Since the office was not yet open for the day, we had no way of getting the new code. I could’ve gone back to my room annoyed, an otherwise perfect stay marred by this last incident, but I didn’t. We got creative and called the after-hours number on the office window. That’s when I woke the owner of the property who said he’d be right down to find out the code (which was locked in the office) and let us through.
To his credit, he was extremely good-natured and kind about the problem. I thanked him profusely for coming to help. He said it is a recurring problem that happens now and again and said he should find a solution someday. “If I did,” he said, “I’d still be asleep!” That’s when I offered a suggestion (after all, it’s right up my alley). I invited him to consider having a system for this ongoing issue. Simply implement a process that when maintenance changes the code, that same day (before the office closes for the night), the cleaning crew should leave a pre-printed slip in each room (as part of their regular rounds) that says “The gate code has changed to ____.” Since they have to visit each room daily anyway (even if you don’t want clean towels regulations require they check the fireplace and private hot tub), there is no additional labor involved other than a printed slip. He liked the idea and time will only tell if he takes action on it to save himself some sleep and avoid future customer dissatisfaction. I, personally am willing to go back to Vancouver Island to Beta-Test the process!
This story drives home the point that whether you want to grow your business to have many employees or yearn to be a solopreneur for your entire career, you need to think about having systems within your business. Systems (even for the little things) do three things:
- Boosts your productivity personally and allows you to expand your team when and if you desire.

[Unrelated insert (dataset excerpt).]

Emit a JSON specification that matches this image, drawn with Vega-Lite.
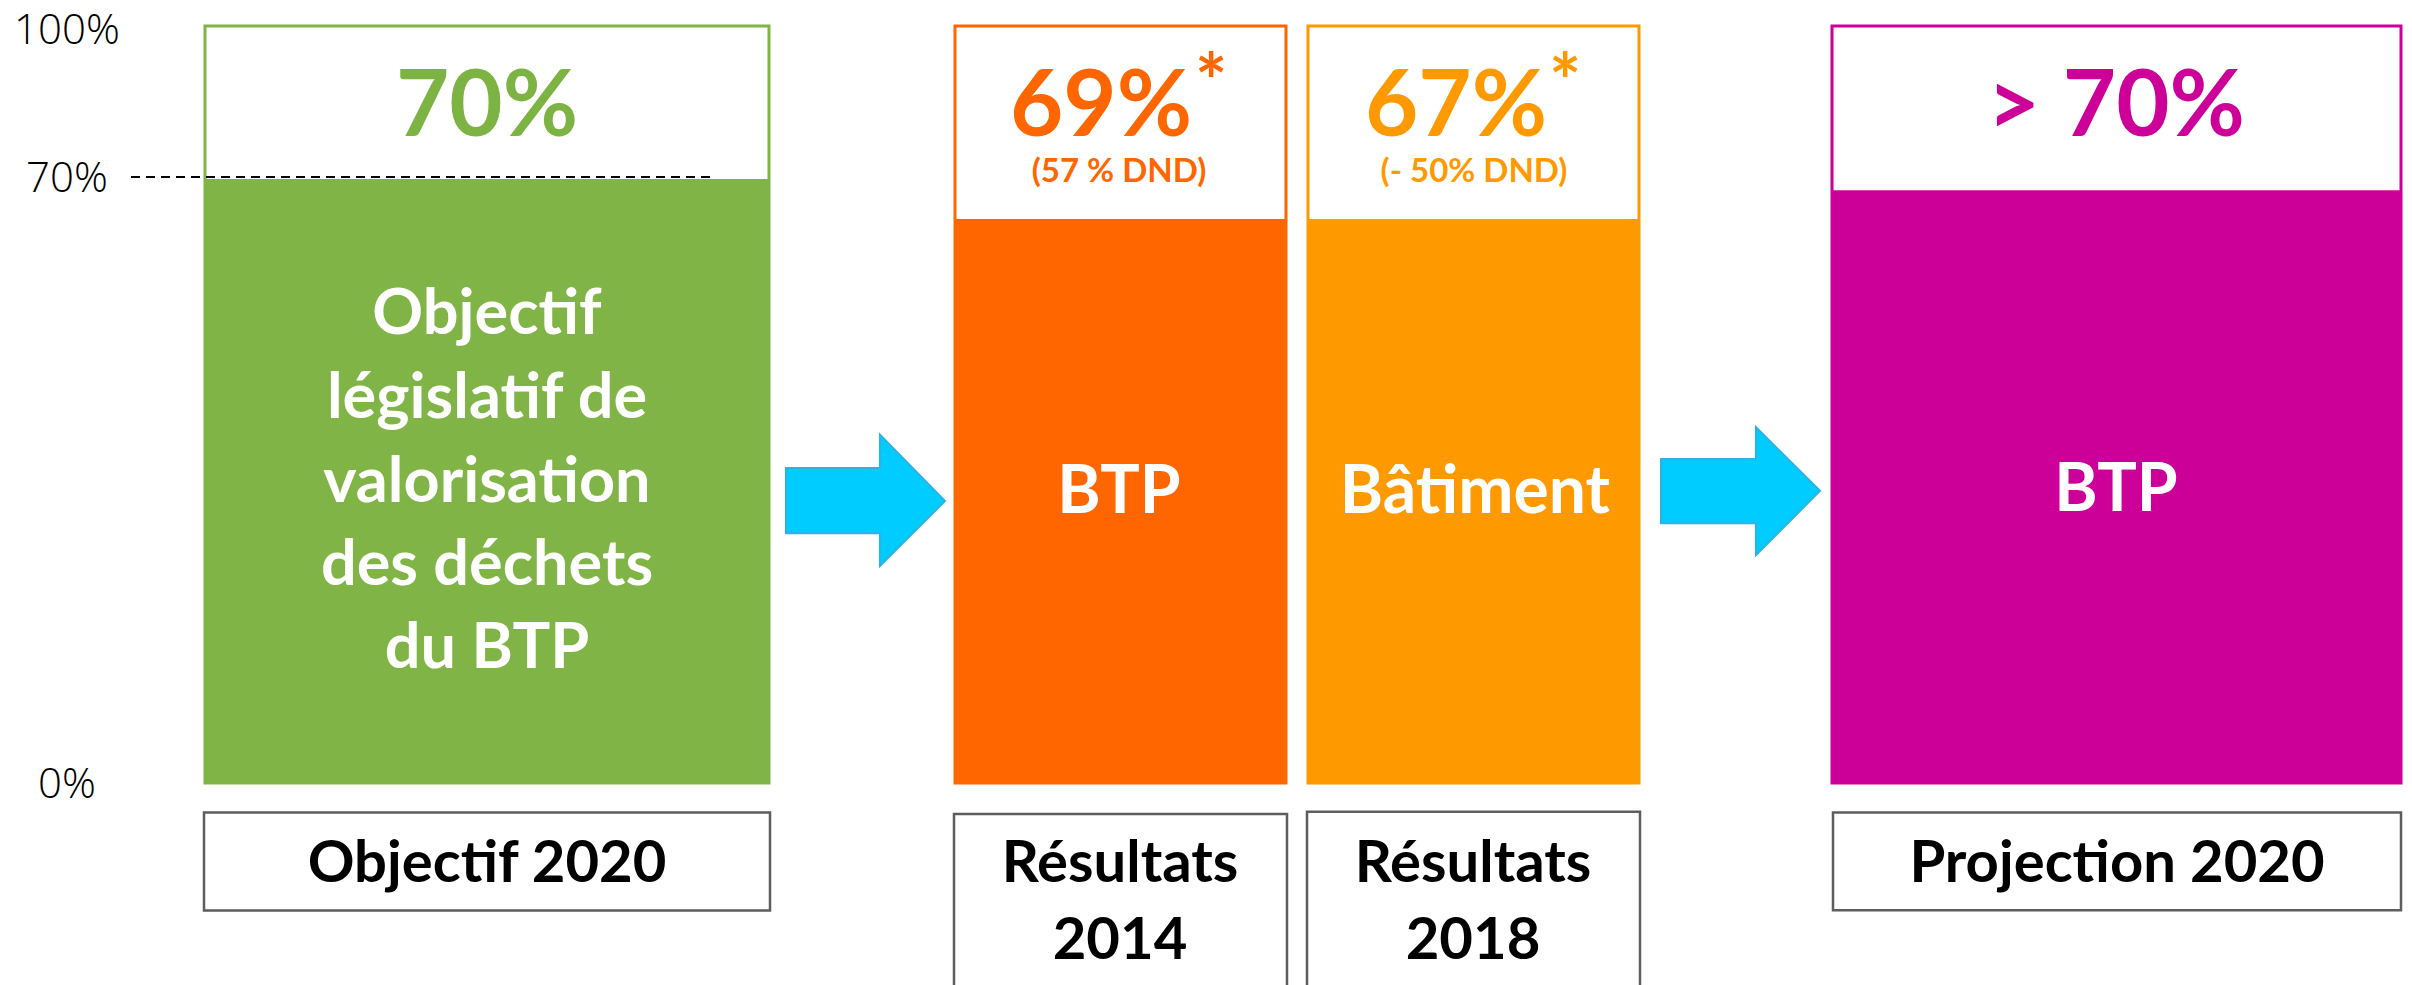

- Ensures consistent, quality experience for each and every person you serve.
- Gives you peace of mind (and you can rest easier knowing your bases are covered and you didn’t forget anything).
How do you know if you need a system for a given process?
Ask yourself the following:
- Has this problem occurred more than one time?
- Do I do the same set of tasks repeatedly based a given event (new client, continuing client, project start, project end, speaking gig, etc.)?
- Do I ever worry that I forgot something or missed a step in the process?
If the answer is yes to even one of these questions, you can benefit from creating a system for it.
By system, it doesn’t have to be long, complex, or take a long time to create. Think simplify. The time you take to implement it will be realized ten-fold and beyond over the course of time.
Wouldn’t you like to get more sleep?